It’s not often that an award-winning scientist writes a massive best seller, but that’s exactly what geobiologist Hope Jahren has done with Lab Girl, her unforgettable memoir of life in the trenches of modern laboratory research. Brought up in the lab of her dad, a professor at a small college in rural Minnesota, Jahren has risen through the ranks from her beginnings as a PhD candidate at Berkeley to posts at Georgia Tech, the ‘University of Hawai‘i, and now the University of Oslo, where she continues her work using stable isotopes to study fossil forests dating to the Eocene. Her marvelous, enchanting book weaves together her experiences as a hardworking yet sensitive young woman battling through the tradition-bound protocols of hard science with stunning, imaginative descriptions of plant life in all its wondrous variety.
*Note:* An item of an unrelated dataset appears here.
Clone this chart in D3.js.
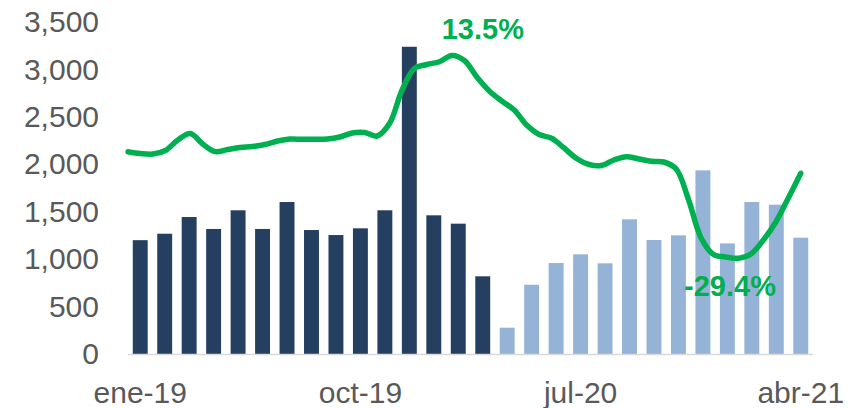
<!DOCTYPE html>
<html>
<head>
<meta charset="utf-8">
<script src="https://cdn.jsdelivr.net/npm/d3@7/dist/d3.min.js"></script>
<style>
  body { margin: 0; background: #fff; }
  svg { display: block; font-family: Arial, "Liberation Sans", sans-serif; }
</style>
</head>
<body>
<div id="chart"></div>
<script>
// Monthly bars (ene-19 .. abr-21) with a smoothed green trend line

const months = [
  'ene-19', 'feb-19', 'mar-19', 'abr-19', 'may-19', 'jun-19', 'jul-19', 'ago-19', 'sep-19', 'oct-19', 'nov-19', 'dic-19',
  'ene-20', 'feb-20', 'mar-20', 'abr-20', 'may-20', 'jun-20', 'jul-20', 'ago-20', 'sep-20', 'oct-20', 'nov-20', 'dic-20',
  'ene-21', 'feb-21', 'mar-21', 'abr-21'
];

// before the break (ene-19 .. mar-20)
const valuesBefore = [1200, 1268, 1444, 1318, 1515, 1318, 1602, 1307, 1254, 1325, 1515, 3239, 1462, 1374, 819];
// after the break (abr-20 .. abr-21)
const valuesAfter = [277, 730, 959, 1051, 956, 1420, 1202, 1251, 1936, 1166, 1602, 1574, 1226];

// trend line, read every half month from ene-19 to abr-21
const trendValues = [
  2133, 2114, 2108, 2145, 2256, 2325, 2214, 2133, 2156, 2177, 2187, 2209, 2245, 2266,
  2263, 2263, 2266, 2288, 2330, 2335, 2298, 2432, 2783, 3010, 3052, 3081, 3147, 3094,
  2920, 2773, 2667, 2572, 2414, 2314, 2274, 2172, 2061, 1998, 1987, 2045, 2080, 2056,
  2032, 2024, 1950, 1623, 1223, 1049, 1023, 1009, 1054, 1202, 1392, 1645, 1905
];

const yTicks = [0, 500, 1000, 1500, 2000, 2500, 3000, 3500];
const xTickLabels = ['ene-19', 'oct-19', 'jul-20', 'abr-21'];

// labels on the line, placed at a point of trendValues
const trendLabels = [
  { text: '13.5%', at: 28, above: true },
  { text: '-29.4%', at: 48, above: false }
];

const bars = months.map((m, i) => ({
  month: m,
  value: i < valuesBefore.length ? valuesBefore[i] : valuesAfter[i - valuesBefore.length],
  after: i >= valuesBefore.length
}));

const width = 861, height = 408;
const svg = d3.select('#chart')
  .append('svg')
  .attr('width', width)
  .attr('height', height);

const x = d3.scaleBand()
  .domain(months)
  .range([128, 813])
  .paddingInner(0.39)
  .paddingOuter(0.195);

const y = d3.scaleLinear()
  .domain([0, 3500])
  .range([354, 22]);

// y axis labels
const yAxis = svg.append('g')
  .attr('transform', 'translate(128,0)')
  .call(d3.axisLeft(y).tickValues(yTicks).tickSize(0).tickPadding(29).tickFormat(d3.format(',')));
yAxis.select('.domain').remove();
yAxis.selectAll('text')
  .attr('font-size', 30)
  .attr('font-family', 'Arial, "Liberation Sans", sans-serif')
  .attr('fill', '#595959');

// bars
svg.selectAll('rect.bar')
  .data(bars)
  .enter()
  .append('rect')
  .attr('class', 'bar')
  .attr('x', d => x(d.month))
  .attr('y', d => y(d.value))
  .attr('width', x.bandwidth())
  .attr('height', d => y(0) - y(d.value))
  .attr('fill', d => d.after ? '#95B3D7' : '#243F60');

// x axis
const xAxis = svg.append('g')
  .attr('transform', `translate(0,${y(0)})`)
  .call(d3.axisBottom(x).tickValues(xTickLabels).tickSize(0).tickPadding(28));
xAxis.select('.domain').remove();
xAxis.selectAll('text')
  .attr('font-size', 30)
  .attr('font-family', 'Arial, "Liberation Sans", sans-serif')
  .attr('fill', '#595959');

svg.append('line')
  .attr('x1', x.range()[0])
  .attr('x2', x.range()[1])
  .attr('y1', y(0) + 0.5)
  .attr('y2', y(0) + 0.5)
  .attr('stroke', '#D9D9D9')
  .attr('stroke-width', 1.5);

// trend line
const xt = d3.scaleLinear()
  .domain([0, trendValues.length - 1])
  .range([x.range()[0], x(months[months.length - 1]) + x.bandwidth() / 2]);

const line = d3.line()
  .x((d, i) => xt(i))
  .y(d => y(d))
  .curve(d3.curveCatmullRom.alpha(0.5));

svg.append('path')
  .datum(trendValues)
  .attr('d', line)
  .attr('fill', 'none')
  .attr('stroke', '#00B050')
  .attr('stroke-width', 5.5)
  .attr('stroke-linecap', 'round')
  .attr('stroke-linejoin', 'round');

svg.selectAll('text.trend')
  .data(trendLabels)
  .enter()
  .append('text')
  .attr('class', 'trend')
  .attr('x', d => xt(d.at) + (d.above ? 6 : 4))
  .attr('y', d => d.above ? y(trendValues[d.at]) - 38 : y(trendValues[d.at]) + 39)
  .attr('text-anchor', 'middle')
  .attr('font-size', 29)
  .attr('font-weight', 'bold')
  .attr('fill', '#00B050')
  .text(d => d.text);
</script>
</body>
</html>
Lab Girl is this year’s UCSB Reads book, which means that hundreds of free copies were distributed to students at Davidson Library in January, and multiple events have been held since to encourage people from every part of the campus and the community to discuss their impressions of Jahren and the book. The project reaches its climax on Tuesday, April 3, when Jahren arrives at Campbell Hall to deliver a lecture and meet her readers. I spoke with her by phone from her office in Oslo last week.
Lab Girl is a hit, and you’ve been traveling in support of the book. What’s the response been like? I get a lot of reader mail; I thought I was the only one who writes to authors! You have to write a book for its own sake, and you have to let it go once it is done, so what comes first is that it becomes just what I want it to be. But I do love that people stopped to write me. That means that I got the voice right.